LLM backlog
2026-05-27 17:52:16.185771+02 by Dan Lyke 0 comments
J.P. Morgan, modeling what the buildout would need to earn to clear a ten percent return on current capital expenditure, arrived at roughly six hundred fifty billion dollars per year in AI-sector revenue the equivalent of thirty-five dollars per month, in perpetuity, from every iPhone user on earth. The current run-rate is about twenty-five billion. The gap is twenty-six-fold.
Via.
Fortune: Uber burned through its entire 2026 AI budget in four months. Now its COO is questioning whether its worth it (paywalled), summarized by Dare Obasanjo @carnage4life@mas.to:
Uber's COO recently voiced an uncomfortable truth that many in the tech industry are yet to admit.
He said while Uber's engineers are consuming massive amounts of AI tokens, it is incredibly difficult to prove that this spending actually benefits the end user or improves the product proportionally.

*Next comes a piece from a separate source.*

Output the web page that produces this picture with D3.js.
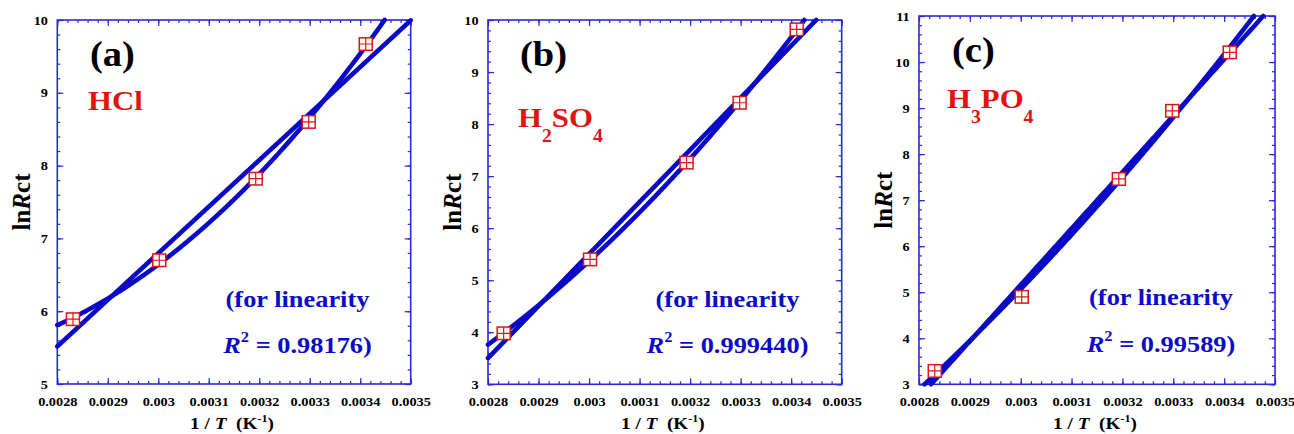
<!DOCTYPE html>
<html>
<head>
<meta charset="utf-8">
<script src="https://cdn.jsdelivr.net/npm/d3@7"></script>
<style>
  body { margin: 0; background: #fff; }
  svg text { font-family: "Liberation Serif", "Times New Roman", serif; font-weight: bold; }
</style>
</head>
<body>
<svg id="chart" width="1294" height="434"></svg>
<script>
// Arrhenius-type plots of ln Rct vs 1/T in three acids
const xTicks = [0.0028, 0.0029, 0.003, 0.0031, 0.0032, 0.0033, 0.0034, 0.0035];
const yTicksHCl = [5, 6, 7, 8, 9, 10];
const yTicksH2SO4 = [3, 4, 5, 6, 7, 8, 9, 10];
const yTicksH3PO4 = [3, 4, 5, 6, 7, 8, 9, 10, 11];

// 1/T (K^-1) for the five measuring temperatures
const invT = [0.002831, 0.003002, 0.003193, 0.003298, 0.003411];
// ln Rct measured in each electrolyte
const lnRctHCl = [5.89, 6.70, 7.82, 8.60, 9.67];
const lnRctH2SO4 = [3.98, 5.40, 7.26, 8.41, 9.82];
const lnRctH3PO4 = [3.29, 4.90, 7.46, 8.94, 10.21];

const panelTags = ["(a)", "(b)", "(c)"];
const r2Values = ["0.98176", "0.999440", "0.99589"];
// acid names as [text, subscript?] pieces
const acidNames = [
  [["HCl", false]],
  [["H", false], ["2", true], ["SO", false], ["4", true]],
  [["H", false], ["3", true], ["PO", false], ["4", true]]
];

const panels = [
  { left: 57.3, right: 410.7, top: 20, bottom: 384, yTicks: yTicksHCl, values: lnRctHCl,
    tagPos: [90, 65.5], acidPos: [88, 110], notePos: [297.5, 307, 352.7] },
  { left: 488, right: 841.7, top: 20, bottom: 384.3, yTicks: yTicksH2SO4, values: lnRctH2SO4,
    tagPos: [520, 65.5], acidPos: [518, 126.7], notePos: [727.5, 307, 352.7] },
  { left: 919, right: 1275, top: 16, bottom: 384.3, yTicks: yTicksH3PO4, values: lnRctH3PO4,
    tagPos: [952, 61.5], acidPos: [947, 108.3], notePos: [1161, 305, 351.7] }
];

const FRAME = "#2a2ad8", LINE = "#0a0ac6", RED = "#e01414", NOTE = "#0c0cc8";
const SX = 1.1; // glyphs in this figure run slightly wide

const svg = d3.select("#chart");

// least-squares polynomial in u = (x - 0.00315) * 1e4
function polyfit(xs, ys, deg) {
  const n = deg + 1;
  const A = d3.range(n).map(() => new Array(n + 1).fill(0));
  xs.forEach((xv, k) => {
    const u = (xv - 0.00315) * 1e4;
    for (let r = 0; r < n; r++) {
      for (let c = 0; c < n; c++) A[r][c] += Math.pow(u, r + c);
      A[r][n] += ys[k] * Math.pow(u, r);
    }
  });
  for (let i = 0; i < n; i++) {
    let piv = i;
    for (let r = i + 1; r < n; r++) if (Math.abs(A[r][i]) > Math.abs(A[piv][i])) piv = r;
    [A[i], A[piv]] = [A[piv], A[i]];
    for (let r = 0; r < n; r++) {
      if (r === i) continue;
      const f = A[r][i] / A[i][i];
      for (let c = i; c <= n; c++) A[r][c] -= f * A[i][c];
    }
  }
  const coef = d3.range(n).map(i => A[i][n] / A[i][i]);
  return xv => {
    const u = (xv - 0.00315) * 1e4;
    return coef.reduce((s, c, i) => s + c * Math.pow(u, i), 0);
  };
}

// sample a fitted function and keep only the part inside the frame
function fitPath(f, x, y) {
  const [y0, y1] = y.domain();
  const [xa, xb] = x.domain();
  const pts = d3.range(0, 801).map(i => { const xv = xa + (xb - xa) * i / 800; return [xv, f(xv)]; });
  const out = [];
  for (let i = 0; i < pts.length; i++) {
    const [xv, yv] = pts[i];
    const inside = yv >= y0 && yv <= y1;
    if (i > 0) {
      const [xp, yp] = pts[i - 1];
      const prevIn = yp >= y0 && yp <= y1;
      if (inside !== prevIn) {
        const bound = (inside ? yp : yv) > y1 ? y1 : y0;
        const t = (bound - yp) / (yv - yp);
        out.push([xp + t * (xv - xp), bound]);
      }
    }
    if (inside) out.push([xv, yv]);
  }
  return d3.line().x(d => x(d[0])).y(d => y(d[1]))(out);
}

function styleAxis(sel) {
  sel.select(".domain").remove();
  sel.selectAll("line").attr("stroke", FRAME).attr("stroke-width", 1.2);
}

panels.forEach((p, i) => {
  const x = d3.scaleLinear().domain([0.0028, 0.0035]).range([p.left, p.right]);
  const yDom = d3.extent(p.yTicks);
  const y = d3.scaleLinear().domain(yDom).range([p.bottom, p.top]);
  const g = svg.append("g");

  const minorX = x.ticks(35);
  const minorY = y.ticks((yDom[1] - yDom[0]) * 5);

  // minor ticks, pointing inward on every side
  g.append("g").attr("transform", `translate(0,${p.bottom})`)
    .call(d3.axisBottom(x).tickValues(minorX).tickSize(-3).tickSizeOuter(0).tickFormat("")).call(styleAxis);
  g.append("g").attr("transform", `translate(0,${p.top})`)
    .call(d3.axisTop(x).tickValues(minorX).tickSize(-3).tickSizeOuter(0).tickFormat("")).call(styleAxis);
  g.append("g").attr("transform", `translate(${p.left},0)`)
    .call(d3.axisLeft(y).tickValues(minorY).tickSize(-3).tickSizeOuter(0).tickFormat("")).call(styleAxis);
  g.append("g").attr("transform", `translate(${p.right},0)`)
    .call(d3.axisRight(y).tickValues(minorY).tickSize(-3).tickSizeOuter(0).tickFormat("")).call(styleAxis);

  // major ticks with labels
  const xb = g.append("g").attr("transform", `translate(0,${p.bottom})`)
    .call(d3.axisBottom(x).tickValues(xTicks).tickSize(-6).tickSizeOuter(0).tickPadding(12.5)
      .tickFormat(d => String(+d.toFixed(4))))
    .call(styleAxis);
  xb.selectAll("text").attr("transform", `scale(${SX},1)`)
    .style("font-size", "13px").attr("fill", "#000");
  xb.attr("font-family", null).attr("font-size", null);

  const yl = g.append("g").attr("transform", `translate(${p.left},0)`)
    .call(d3.axisLeft(y).tickValues(p.yTicks).tickSize(-6).tickSizeOuter(0).tickPadding(8.5)
      .tickFormat(d3.format("d")))
    .call(styleAxis);
  yl.selectAll("text").attr("transform", `scale(${SX},1)`)
    .style("font-size", "13px").attr("fill", "#000");
  yl.attr("font-family", null).attr("font-size", null);

  g.append("g").attr("transform", `translate(0,${p.top})`)
    .call(d3.axisTop(x).tickValues(xTicks).tickSize(-6).tickSizeOuter(0).tickFormat("")).call(styleAxis);
  g.append("g").attr("transform", `translate(${p.right},0)`)
    .call(d3.axisRight(y).tickValues(p.yTicks).tickSize(-6).tickSizeOuter(0).tickFormat("")).call(styleAxis);

  // frame
  g.append("rect")
    .attr("x", p.left).attr("y", p.top)
    .attr("width", p.right - p.left).attr("height", p.bottom - p.top)
    .attr("fill", "none").attr("stroke", FRAME).attr("stroke-width", 1.6);

  // linear fit and second-order fit
  [1, 2].forEach(deg => {
    g.append("path")
      .attr("d", fitPath(polyfit(invT, p.values, deg), x, y))
      .attr("fill", "none").attr("stroke", LINE)
      .attr("stroke-width", 4.6).attr("stroke-linecap", "round");
  });

  // data markers: open square with a cross
  const pts = g.selectAll(".pt").data(invT.map((t, k) => [t, p.values[k]]))
    .enter().append("g").attr("class", "pt")
    .attr("transform", d => `translate(${x(d[0])},${y(d[1])})`);
  pts.append("rect").attr("x", -6.5).attr("y", -6.25).attr("width", 13).attr("height", 12.5)
    .attr("fill", "#fff").attr("stroke", RED).attr("stroke-width", 1.5);
  pts.append("path").attr("d", "M-6.5,0H6.5M0,-6.25V6.25")
    .attr("stroke", RED).attr("stroke-width", 1.2);

  // axis titles
  const xt = g.append("text")
    .attr("transform", `translate(${(p.left + p.right) / 2 - 2},429) scale(${SX},1)`)
    .attr("text-anchor", "middle").style("font-size", "17.5px").style("white-space", "pre");
  xt.append("tspan").text("1 / ");
  xt.append("tspan").style("font-style", "italic").text("T");
  xt.append("tspan").text("  (K");
  xt.append("tspan").attr("dy", -7).style("font-size", "11px").text("-1");
  xt.append("tspan").attr("dy", 7).text(")");

  const yt = g.append("text")
    .attr("transform", `translate(${p.left - 27.3},${(p.top + p.bottom) / 2}) rotate(-90)`)
    .attr("text-anchor", "middle").style("font-size", "25px");
  yt.append("tspan").text("ln");
  yt.append("tspan").style("font-style", "italic").text("R");
  yt.append("tspan").text("ct");

  // panel tag
  g.append("text")
    .attr("transform", `translate(${p.tagPos[0]},${p.tagPos[1]}) scale(${SX},1)`)
    .style("font-size", "35px").attr("fill", "#000").text(panelTags[i]);

  // electrolyte name
  const acid = g.append("text")
    .attr("transform", `translate(${p.acidPos[0]},${p.acidPos[1]}) scale(${SX},1)`)
    .style("font-size", "28px").attr("fill", RED);
  let lowered = false;
  acidNames[i].forEach(([txt, sub]) => {
    const ts = acid.append("tspan").text(txt);
    if (sub && !lowered) { ts.attr("dy", 15).style("font-size", "18px"); lowered = true; }
    else if (sub) ts.style("font-size", "18px");
    else if (lowered) { ts.attr("dy", -15); lowered = false; }
  });

  // linearity note
  g.append("text")
    .attr("transform", `translate(${p.notePos[0]},${p.notePos[1]}) scale(${SX},1)`)
    .attr("text-anchor", "middle").style("font-size", "24px").attr("fill", NOTE)
    .text("(for linearity");
  const r2 = g.append("text")
    .attr("transform", `translate(${p.notePos[0]},${p.notePos[2]}) scale(${SX},1)`)
    .attr("text-anchor", "middle").style("font-size", "24px").attr("fill", NOTE)
    .style("white-space", "pre");
  r2.append("tspan").style("font-style", "italic").text("R");
  r2.append("tspan").attr("dy", -11).style("font-size", "15px").text("2");
  r2.append("tspan").attr("dy", 11).text(" = " + r2Values[i] + ")");
});
</script>
</body>
</html>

Elizabeth Ayer @elizayer@mastodon.social has some screen shots of Google Gemini A/B testing:
Google is user-testing a yes vs no answer to "does X increase the risk of Y"???

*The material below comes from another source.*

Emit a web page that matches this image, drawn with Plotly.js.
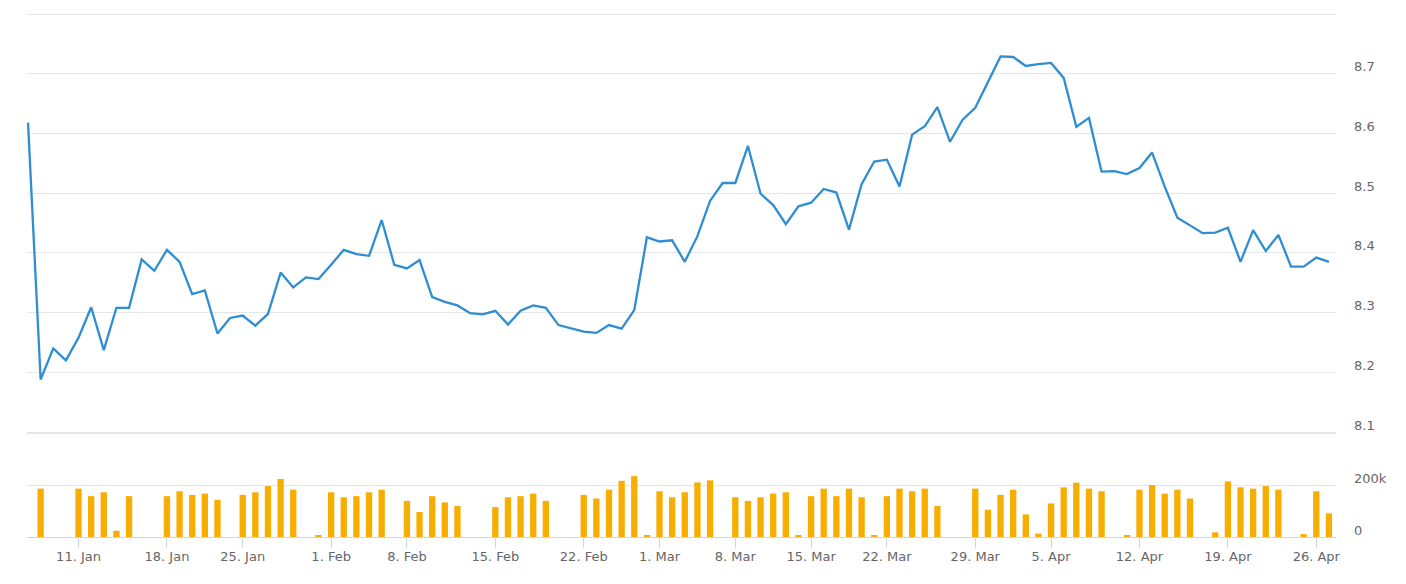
<!DOCTYPE html>
<html>
<head>
<meta charset="utf-8">
<script src="https://cdn.plot.ly/plotly-3.0.1.min.js"></script>
<style>html,body{margin:0;padding:0;background:#fff;}#chart{width:1406px;height:584px;}</style>
</head>
<body>
<div id="chart"></div>
<script>
const dates = [
"2021-01-07","2021-01-08","2021-01-09","2021-01-10","2021-01-11","2021-01-12","2021-01-13","2021-01-14","2021-01-15","2021-01-16",
"2021-01-17","2021-01-18","2021-01-19","2021-01-20","2021-01-21","2021-01-22","2021-01-23","2021-01-25","2021-01-26","2021-01-27",
"2021-01-28","2021-01-29","2021-01-30","2021-01-31","2021-02-01","2021-02-02","2021-02-03","2021-02-04","2021-02-05","2021-02-06",
"2021-02-08","2021-02-09","2021-02-10","2021-02-11","2021-02-12","2021-02-13","2021-02-14","2021-02-15","2021-02-16","2021-02-17",
"2021-02-18","2021-02-19","2021-02-20","2021-02-21","2021-02-22","2021-02-23","2021-02-24","2021-02-25","2021-02-26","2021-02-27",
"2021-03-01","2021-03-02","2021-03-03","2021-03-04","2021-03-05","2021-03-06","2021-03-08","2021-03-09","2021-03-10","2021-03-11",
"2021-03-12","2021-03-13","2021-03-15","2021-03-16","2021-03-17","2021-03-18","2021-03-19","2021-03-20","2021-03-22","2021-03-23",
"2021-03-24","2021-03-25","2021-03-26","2021-03-27","2021-03-28","2021-03-29","2021-03-30","2021-03-31","2021-04-01","2021-04-02",
"2021-04-03","2021-04-05","2021-04-06","2021-04-07","2021-04-08","2021-04-09","2021-04-10","2021-04-11","2021-04-12","2021-04-13",
"2021-04-14","2021-04-15","2021-04-16","2021-04-17","2021-04-18","2021-04-19","2021-04-20","2021-04-21","2021-04-22","2021-04-23",
"2021-04-24","2021-04-25","2021-04-26","2021-04-27"
];

const price = [
8.618,8.188,8.240,8.220,8.258,8.309,8.237,8.308,8.308,8.389,
8.370,8.405,8.385,8.331,8.337,8.265,8.291,8.295,8.278,8.298,
8.367,8.342,8.359,8.356,8.380,8.405,8.398,8.395,8.455,8.380,
8.374,8.388,8.326,8.318,8.312,8.299,8.297,8.303,8.280,8.303,
8.312,8.308,8.279,8.273,8.268,8.266,8.279,8.273,8.304,8.426,
8.419,8.421,8.385,8.428,8.487,8.517,8.517,8.579,8.499,8.480,
8.448,8.478,8.484,8.507,8.501,8.439,8.515,8.553,8.556,8.511,
8.598,8.612,8.644,8.586,8.623,8.643,8.685,8.729,8.728,8.713,
8.716,8.718,8.693,8.611,8.626,8.536,8.537,8.532,8.542,8.568,
8.511,8.459,8.446,8.433,8.434,8.442,8.385,8.438,8.403,8.430,
8.377,8.377,8.392,8.385
];

const volume = [
0,186000,0,0,186000,157000,172000,24000,157000,0,
0,157000,176000,162000,167000,143000,0,162000,172000,196000,
223000,182000,0,6000,172000,153000,157000,172000,182000,0,
139000,96000,157000,133000,119000,0,0,115000,153000,157000,
167000,139000,0,0,162000,148000,182000,216000,234000,5000,
176000,153000,172000,210000,218000,0,153000,139000,153000,167000,
172000,5000,157000,186000,157000,186000,153000,5000,157000,186000,
176000,186000,119000,0,0,186000,105000,162000,182000,87000,
13000,129000,191000,209000,186000,176000,0,5000,182000,200000,
167000,182000,148000,0,18000,214000,191000,186000,196000,182000,
0,11000,176000,91000
];

const tickDates = ["2021-01-11","2021-01-18","2021-01-25","2021-02-01","2021-02-08","2021-02-15","2021-02-22","2021-03-01","2021-03-08","2021-03-15","2021-03-22","2021-03-29","2021-04-05","2021-04-12","2021-04-19","2021-04-26"];
const tickLabels = ["11. Jan","18. Jan","25. Jan","1. Feb","8. Feb","15. Feb","22. Feb","1. Mar","8. Mar","15. Mar","22. Mar","29. Mar","5. Apr","12. Apr","19. Apr","26. Apr"];

const priceTicks = [8.1,8.2,8.3,8.4,8.5,8.6,8.7,8.8];
const priceTickText = ["8.1","8.2","8.3","8.4","8.5","8.6","8.7",""];
const volTicks = [0,200000,400000];
const volTickText = ["0","200k",""];

const font = {family: "DejaVu Sans, Verdana, sans-serif", size: 13, color: "#666666"};

const traces = [
  {
    type: "scatter", mode: "lines", x: dates, y: price, xaxis: "x", yaxis: "y",
    line: {color: "#2f8ed1", width: 2.3}, hoverinfo: "x+y", name: "Price"
  },
  {
    type: "bar", x: dates, y: volume, xaxis: "x", yaxis: "y2",
    marker: {color: "#f7ae00", line: {width: 0}}, name: "Volume"
  }
];

const layout = {
  width: 1406, height: 584,
  margin: {l: 27, r: 70, t: 12, b: 47},
  paper_bgcolor: "#ffffff", plot_bgcolor: "rgba(0,0,0,0)",
  showlegend: false, bargap: 0.5, font: font,
  xaxis: {
    type: "category", range: [-0.08, 103.56], anchor: "y2",
    tickmode: "array", tickvals: tickDates, ticktext: tickLabels,
    ticks: "outside", ticklen: 10, tickcolor: "#ccd6eb", tickwidth: 1,
    ticklabelstandoff: -3,
    showline: true, linecolor: "#ccd6eb", linewidth: 1,
    showgrid: false, zeroline: false, tickfont: font, fixedrange: true
  },
  yaxis: {
    domain: [0.19619, 1], range: [8.09665, 8.80335], side: "right", anchor: "x",
    tickmode: "array", tickvals: priceTicks, ticktext: priceTickText,
    showgrid: true, gridcolor: "#e6e6e6", gridwidth: 1, zeroline: false, showline: false,
    ticks: "", ticklabelstandoff: 17, ticklabelshift: -7, tickfont: font, fixedrange: true
  },
  yaxis2: {
    domain: [0, 0.2019], range: [0, 407692], side: "right", anchor: "x",
    tickmode: "array", tickvals: volTicks, ticktext: volTickText,
    showgrid: true, gridcolor: "#e6e6e6", gridwidth: 1, zeroline: false, showline: false,
    ticks: "", ticklabelstandoff: 17, ticklabelshift: -7, tickfont: font, fixedrange: true
  }
};

Plotly.newPlot("chart", traces, layout, {displayModeBar: false});
</script>
</body>
</html>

I'm sure this is a hard problem in risk communication... which is exactly why A/B testing is a poor choice.
Entrepreneur: LinkedIn Is Fighting Back Against AI Slop and AI Comments, via root @ segfault cult @segfaultcult.com
i've tasked ai with figuring out what to do with linkedin.
somehow we came to the same conclusion - just shut it down.
Pavel Samsonov: AI is not the future of software development, but the last dying gasp of the past:
If you skipped over Garriss and Bjarnasons essays, I strongly recommend going back to read them even the uncomfortable parts and sit with their conclusions for a bit. Because what they add up to is that the golden age of tech was not in 2014, or even in 2005. By the time Design Thinking, Agile development, DevOps, etc came on to the scene, it was already too late: practitioners had given up the picturing relation that gave them real leverage.